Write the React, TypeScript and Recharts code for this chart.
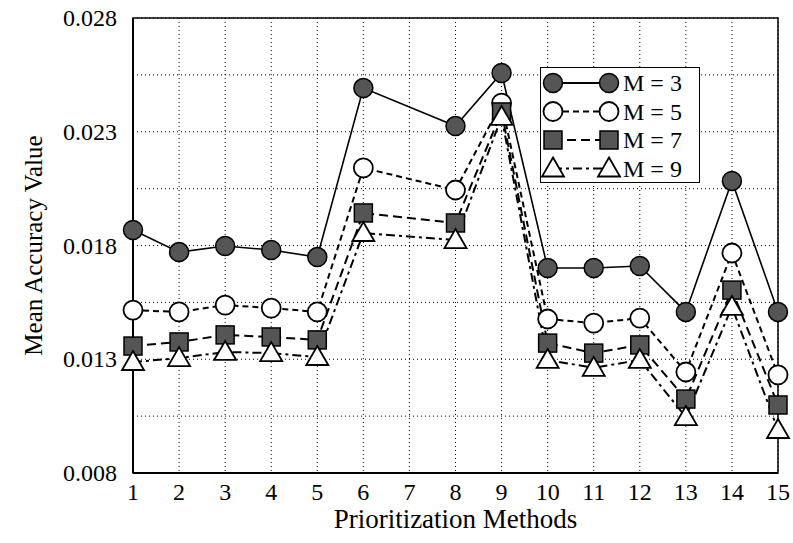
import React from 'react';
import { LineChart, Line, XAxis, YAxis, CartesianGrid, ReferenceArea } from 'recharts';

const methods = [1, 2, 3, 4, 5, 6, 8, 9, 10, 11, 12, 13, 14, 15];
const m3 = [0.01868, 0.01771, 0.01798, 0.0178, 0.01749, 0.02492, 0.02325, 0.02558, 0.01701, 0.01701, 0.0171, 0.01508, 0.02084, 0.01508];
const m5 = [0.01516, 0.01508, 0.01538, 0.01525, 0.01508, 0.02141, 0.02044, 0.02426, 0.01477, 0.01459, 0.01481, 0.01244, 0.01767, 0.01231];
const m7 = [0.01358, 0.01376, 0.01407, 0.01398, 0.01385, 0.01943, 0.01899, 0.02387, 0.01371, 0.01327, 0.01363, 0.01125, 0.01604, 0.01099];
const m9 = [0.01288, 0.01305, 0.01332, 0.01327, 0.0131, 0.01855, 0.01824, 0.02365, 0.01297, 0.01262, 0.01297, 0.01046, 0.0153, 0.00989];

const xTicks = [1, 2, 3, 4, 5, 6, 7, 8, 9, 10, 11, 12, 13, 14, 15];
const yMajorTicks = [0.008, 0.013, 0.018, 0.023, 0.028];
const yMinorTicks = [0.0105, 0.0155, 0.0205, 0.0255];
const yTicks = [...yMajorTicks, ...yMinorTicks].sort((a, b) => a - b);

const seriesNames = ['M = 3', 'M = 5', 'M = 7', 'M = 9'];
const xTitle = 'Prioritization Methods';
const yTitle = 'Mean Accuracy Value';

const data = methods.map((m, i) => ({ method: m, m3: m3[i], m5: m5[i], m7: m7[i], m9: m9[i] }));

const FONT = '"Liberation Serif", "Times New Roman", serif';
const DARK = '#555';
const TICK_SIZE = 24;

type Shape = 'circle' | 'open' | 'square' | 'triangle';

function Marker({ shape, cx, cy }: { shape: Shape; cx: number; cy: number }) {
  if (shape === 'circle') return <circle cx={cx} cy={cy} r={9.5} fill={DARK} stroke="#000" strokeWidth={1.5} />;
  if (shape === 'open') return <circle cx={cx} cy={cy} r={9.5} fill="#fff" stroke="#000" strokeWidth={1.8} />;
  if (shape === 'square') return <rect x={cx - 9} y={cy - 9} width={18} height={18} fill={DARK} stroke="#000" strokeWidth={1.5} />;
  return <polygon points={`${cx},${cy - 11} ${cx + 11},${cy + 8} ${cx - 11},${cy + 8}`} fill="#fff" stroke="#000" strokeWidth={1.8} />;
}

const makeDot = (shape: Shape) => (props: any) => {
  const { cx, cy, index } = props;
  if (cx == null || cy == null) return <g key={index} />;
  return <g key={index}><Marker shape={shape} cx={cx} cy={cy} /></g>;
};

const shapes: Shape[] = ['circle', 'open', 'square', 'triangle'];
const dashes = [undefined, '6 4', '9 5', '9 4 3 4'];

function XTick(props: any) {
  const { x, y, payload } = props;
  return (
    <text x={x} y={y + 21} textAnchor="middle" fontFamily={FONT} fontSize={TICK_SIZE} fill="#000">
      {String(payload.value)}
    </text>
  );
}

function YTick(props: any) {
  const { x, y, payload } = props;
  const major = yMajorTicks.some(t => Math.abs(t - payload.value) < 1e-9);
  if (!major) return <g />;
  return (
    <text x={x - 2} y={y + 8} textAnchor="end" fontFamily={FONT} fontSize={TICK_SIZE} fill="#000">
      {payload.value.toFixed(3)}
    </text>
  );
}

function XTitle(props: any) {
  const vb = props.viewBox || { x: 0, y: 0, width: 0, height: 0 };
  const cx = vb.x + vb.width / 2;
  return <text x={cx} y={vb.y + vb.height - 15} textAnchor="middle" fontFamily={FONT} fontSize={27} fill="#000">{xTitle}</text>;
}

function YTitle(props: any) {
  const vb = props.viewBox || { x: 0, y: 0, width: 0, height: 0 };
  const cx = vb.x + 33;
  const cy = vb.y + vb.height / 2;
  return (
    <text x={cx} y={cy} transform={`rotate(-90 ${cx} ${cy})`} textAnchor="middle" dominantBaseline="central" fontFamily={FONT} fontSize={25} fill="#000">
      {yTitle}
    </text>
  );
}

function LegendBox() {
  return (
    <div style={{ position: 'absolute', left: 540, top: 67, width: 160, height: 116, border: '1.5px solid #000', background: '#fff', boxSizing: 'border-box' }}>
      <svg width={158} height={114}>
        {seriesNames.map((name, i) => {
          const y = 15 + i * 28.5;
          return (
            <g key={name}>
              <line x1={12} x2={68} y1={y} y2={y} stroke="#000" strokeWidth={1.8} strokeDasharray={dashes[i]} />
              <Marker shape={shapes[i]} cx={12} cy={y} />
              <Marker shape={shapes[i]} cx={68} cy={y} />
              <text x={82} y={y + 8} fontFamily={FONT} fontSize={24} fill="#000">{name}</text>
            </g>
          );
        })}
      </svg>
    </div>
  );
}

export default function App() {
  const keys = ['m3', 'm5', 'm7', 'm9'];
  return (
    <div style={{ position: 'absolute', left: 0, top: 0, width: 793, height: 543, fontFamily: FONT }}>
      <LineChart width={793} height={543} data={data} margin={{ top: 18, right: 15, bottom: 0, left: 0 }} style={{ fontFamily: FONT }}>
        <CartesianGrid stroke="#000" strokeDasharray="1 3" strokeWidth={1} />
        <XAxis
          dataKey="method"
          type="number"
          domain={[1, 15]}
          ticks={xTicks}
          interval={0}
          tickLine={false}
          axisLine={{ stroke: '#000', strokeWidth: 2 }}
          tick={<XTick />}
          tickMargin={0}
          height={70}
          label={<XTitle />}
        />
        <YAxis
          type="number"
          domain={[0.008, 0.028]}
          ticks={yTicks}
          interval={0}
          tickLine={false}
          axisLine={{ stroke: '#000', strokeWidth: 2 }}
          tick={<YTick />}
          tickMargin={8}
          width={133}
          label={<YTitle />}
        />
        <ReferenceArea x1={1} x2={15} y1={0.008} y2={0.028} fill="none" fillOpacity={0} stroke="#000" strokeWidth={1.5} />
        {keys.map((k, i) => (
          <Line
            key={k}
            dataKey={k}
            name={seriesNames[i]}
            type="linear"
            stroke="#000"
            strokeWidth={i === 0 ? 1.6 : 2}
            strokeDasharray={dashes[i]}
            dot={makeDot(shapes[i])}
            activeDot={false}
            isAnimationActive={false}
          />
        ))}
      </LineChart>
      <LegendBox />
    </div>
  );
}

# # # #

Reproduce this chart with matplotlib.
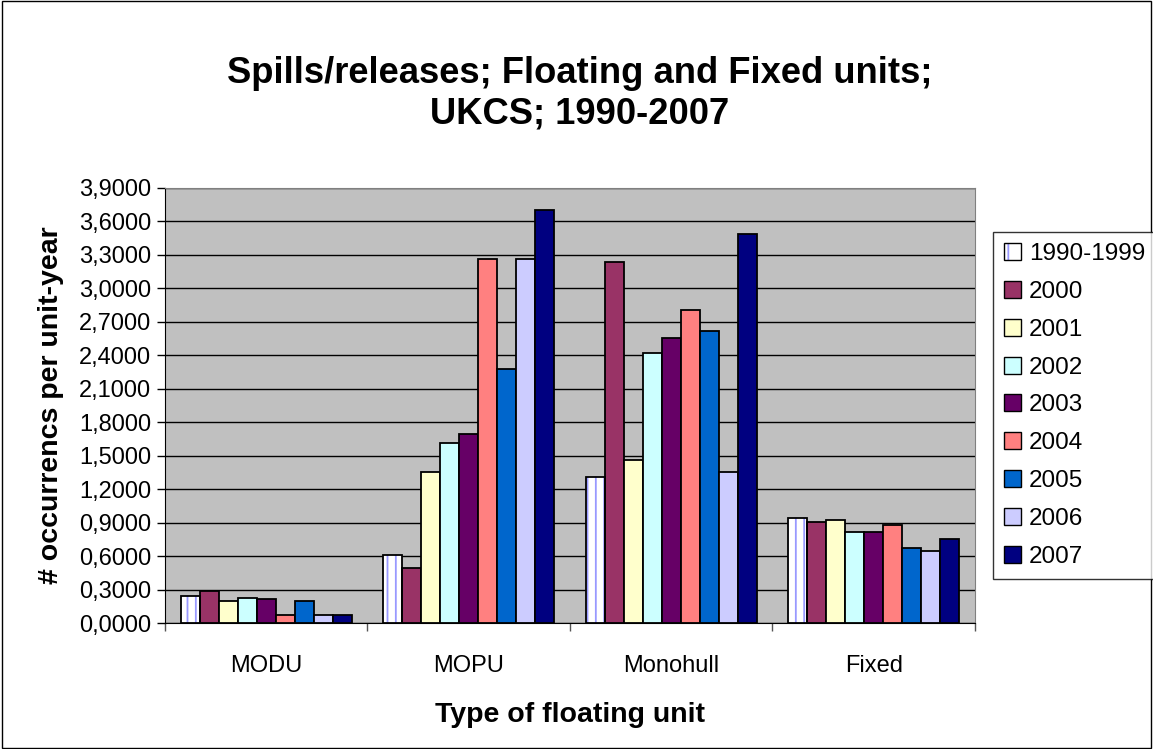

# # # #

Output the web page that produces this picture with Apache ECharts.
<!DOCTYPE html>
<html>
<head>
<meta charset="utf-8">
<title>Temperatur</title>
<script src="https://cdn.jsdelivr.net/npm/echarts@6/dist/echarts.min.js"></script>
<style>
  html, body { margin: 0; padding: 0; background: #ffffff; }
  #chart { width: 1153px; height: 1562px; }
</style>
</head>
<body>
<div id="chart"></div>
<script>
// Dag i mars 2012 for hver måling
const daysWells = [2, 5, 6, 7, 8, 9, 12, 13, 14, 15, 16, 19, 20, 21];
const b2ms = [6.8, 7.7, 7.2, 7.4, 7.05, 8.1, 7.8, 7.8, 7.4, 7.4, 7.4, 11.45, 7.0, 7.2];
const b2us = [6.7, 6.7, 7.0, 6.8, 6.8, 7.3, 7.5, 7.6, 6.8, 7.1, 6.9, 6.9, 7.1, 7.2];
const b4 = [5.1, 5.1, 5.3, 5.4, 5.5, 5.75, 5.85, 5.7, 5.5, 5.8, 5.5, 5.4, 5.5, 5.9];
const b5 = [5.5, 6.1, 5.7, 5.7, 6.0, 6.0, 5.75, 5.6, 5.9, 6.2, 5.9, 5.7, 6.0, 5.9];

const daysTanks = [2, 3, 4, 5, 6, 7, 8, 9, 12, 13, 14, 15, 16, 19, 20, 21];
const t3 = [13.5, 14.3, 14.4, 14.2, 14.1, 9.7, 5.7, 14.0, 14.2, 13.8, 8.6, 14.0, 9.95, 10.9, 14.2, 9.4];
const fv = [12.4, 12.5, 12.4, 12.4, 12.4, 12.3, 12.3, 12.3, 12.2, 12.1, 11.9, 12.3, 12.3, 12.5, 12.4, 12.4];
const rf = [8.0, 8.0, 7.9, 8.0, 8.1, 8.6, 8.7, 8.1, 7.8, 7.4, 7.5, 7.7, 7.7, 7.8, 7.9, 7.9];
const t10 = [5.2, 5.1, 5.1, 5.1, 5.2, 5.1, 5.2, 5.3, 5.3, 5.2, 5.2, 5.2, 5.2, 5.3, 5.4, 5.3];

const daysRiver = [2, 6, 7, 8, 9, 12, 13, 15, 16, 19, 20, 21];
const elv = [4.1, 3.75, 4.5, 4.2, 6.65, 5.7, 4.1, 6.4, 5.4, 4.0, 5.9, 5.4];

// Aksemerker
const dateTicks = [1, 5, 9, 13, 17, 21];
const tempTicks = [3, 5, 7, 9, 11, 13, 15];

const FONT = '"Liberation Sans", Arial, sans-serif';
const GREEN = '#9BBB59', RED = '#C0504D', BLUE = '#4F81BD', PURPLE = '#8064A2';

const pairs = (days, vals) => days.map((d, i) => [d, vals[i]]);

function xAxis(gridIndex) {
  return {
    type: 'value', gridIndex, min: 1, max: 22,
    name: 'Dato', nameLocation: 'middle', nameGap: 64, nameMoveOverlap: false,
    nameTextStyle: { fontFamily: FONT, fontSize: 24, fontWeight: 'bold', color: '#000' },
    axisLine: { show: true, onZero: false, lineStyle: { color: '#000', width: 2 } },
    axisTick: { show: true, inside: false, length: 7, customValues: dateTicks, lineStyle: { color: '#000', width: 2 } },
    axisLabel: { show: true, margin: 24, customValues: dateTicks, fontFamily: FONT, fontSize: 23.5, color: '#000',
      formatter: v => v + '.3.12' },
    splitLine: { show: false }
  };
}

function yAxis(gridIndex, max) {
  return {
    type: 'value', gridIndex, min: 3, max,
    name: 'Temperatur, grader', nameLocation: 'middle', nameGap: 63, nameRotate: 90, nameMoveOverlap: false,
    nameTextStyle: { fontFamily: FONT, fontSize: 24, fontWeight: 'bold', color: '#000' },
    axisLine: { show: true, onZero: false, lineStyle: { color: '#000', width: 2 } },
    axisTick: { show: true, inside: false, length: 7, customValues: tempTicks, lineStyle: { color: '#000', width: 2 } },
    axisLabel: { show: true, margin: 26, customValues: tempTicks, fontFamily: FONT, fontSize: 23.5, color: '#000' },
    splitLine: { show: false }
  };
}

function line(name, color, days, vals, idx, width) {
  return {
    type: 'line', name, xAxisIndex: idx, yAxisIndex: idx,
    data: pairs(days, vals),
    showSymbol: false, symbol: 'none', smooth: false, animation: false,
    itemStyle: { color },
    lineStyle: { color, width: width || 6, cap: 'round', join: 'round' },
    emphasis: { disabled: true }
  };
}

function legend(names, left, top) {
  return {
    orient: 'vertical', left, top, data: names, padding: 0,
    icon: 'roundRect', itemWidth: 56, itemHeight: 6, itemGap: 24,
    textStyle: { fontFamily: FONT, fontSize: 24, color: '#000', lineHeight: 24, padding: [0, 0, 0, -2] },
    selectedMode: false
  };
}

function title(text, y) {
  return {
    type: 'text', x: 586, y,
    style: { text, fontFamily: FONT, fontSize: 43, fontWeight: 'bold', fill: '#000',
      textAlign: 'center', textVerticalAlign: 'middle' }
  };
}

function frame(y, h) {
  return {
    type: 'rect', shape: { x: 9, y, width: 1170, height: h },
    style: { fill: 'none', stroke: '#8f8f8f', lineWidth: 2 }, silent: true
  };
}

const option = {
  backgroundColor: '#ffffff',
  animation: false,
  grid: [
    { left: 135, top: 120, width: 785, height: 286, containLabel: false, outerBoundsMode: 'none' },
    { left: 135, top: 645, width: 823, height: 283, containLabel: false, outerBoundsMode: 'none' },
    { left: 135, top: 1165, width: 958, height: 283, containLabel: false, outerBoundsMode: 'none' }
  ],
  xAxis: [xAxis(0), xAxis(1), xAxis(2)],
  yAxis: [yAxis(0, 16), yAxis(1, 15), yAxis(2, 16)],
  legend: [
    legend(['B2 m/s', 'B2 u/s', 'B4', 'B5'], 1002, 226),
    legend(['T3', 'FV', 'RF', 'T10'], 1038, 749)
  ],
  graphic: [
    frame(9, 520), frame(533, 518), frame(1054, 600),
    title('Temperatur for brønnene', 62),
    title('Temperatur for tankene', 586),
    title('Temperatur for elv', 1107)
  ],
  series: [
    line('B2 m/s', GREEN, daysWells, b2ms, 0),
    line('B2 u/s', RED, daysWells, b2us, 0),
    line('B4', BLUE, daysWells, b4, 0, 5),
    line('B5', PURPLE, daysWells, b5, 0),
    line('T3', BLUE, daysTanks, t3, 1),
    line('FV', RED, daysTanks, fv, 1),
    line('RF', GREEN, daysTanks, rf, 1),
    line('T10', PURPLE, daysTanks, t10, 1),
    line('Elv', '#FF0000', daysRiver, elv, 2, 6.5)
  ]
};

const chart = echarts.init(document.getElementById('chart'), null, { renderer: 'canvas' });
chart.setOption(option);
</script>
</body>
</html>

# # # #

▶ **EXERCISE GOAL**:
Go to the line that contains "Write the React, TypeScript" and copy from there down to the line that contains "YAxis, CartesianGrid, ReferenceArea", with both lines included. Pass over the pictures.

▶ **OUTPUT BELOW**:
Write the React, TypeScript and Recharts code for this chart.
import React from 'react';
import { LineChart, Line, XAxis, YAxis, CartesianGrid, ReferenceArea } from 'recharts';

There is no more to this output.